Quando não está tentando dar uma de inovador, Bruxa de Blair se limita a repetir o que deu certo da primeira vez, como todo bom projeto atual de reboot de uma marca em Hollywood. De novo, todos começam a gritar uns com os outros quando se perdem, as figurinhas estranhas de madeira e os barulhinhos na floresta no meio da noite retornam, há um ou dois momentos de susto, e as coisas de novo se encaminham para a cabana. O desejo de Wingard e Barrett de refilmar o original é bem forte, mas eles não compartilham tão estritamente da noção quase sádica de Myrick e Sánchez de “não mostrar” – ora, no primeiro plano do novo filme já vemos alguma coisa, o que deve satisfazer aqueles que reclamaram da falta da Bruxa no original, mas decepciona todo o resto da plateia. Sinceramente, quando alguma coisa “entra no enquadramento” no novo Bruxa, a aparição inevitavelmente decepciona. Há uma cena na qual uma personagem morre de maneira súbita; a câmera treme com medo, claro, mas também se detém por alguns segundos sobre a vítima e o impressionante efeito da sua morte. Enquanto no original, o simples grito de Heather “O que é isso?!” enquanto corria na escuridão em 1999 era suficiente para causar calafrios…
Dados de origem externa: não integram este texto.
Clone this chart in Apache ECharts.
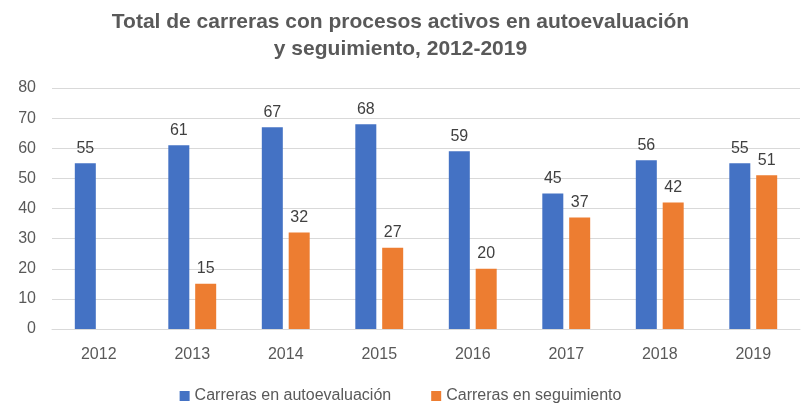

Há uma boa cena – a do túnel – e algumas interessantes noções espalhadas aqui e ali, mas no fim este Bruxa de Blair não justifica a própria existência. O original, apesar do marketing do estúdio e de todas as questões extra-filme, era uma obra-prima da simplicidade e uma narrativa, no fim das contas, ousada e quase experimental.Bruxa de Blair é o original para consumo em massa, previsível e com um pouco mais de sangue e momentos espetaculares.  É uma típica continuação do terror: maior, com mais mortes e que se limita, na sua maior parte, a repetir o que deu certo antes. O que era pequeno, despretensioso e interessante virou lugar-comum – alguma coisa realmente se perdeu na floresta desta vez. Paradoxalmente, se perdeu porque andou muito na trilha já conhecida. E os poucos desvios só fazem o filme bater de cara nas árvores.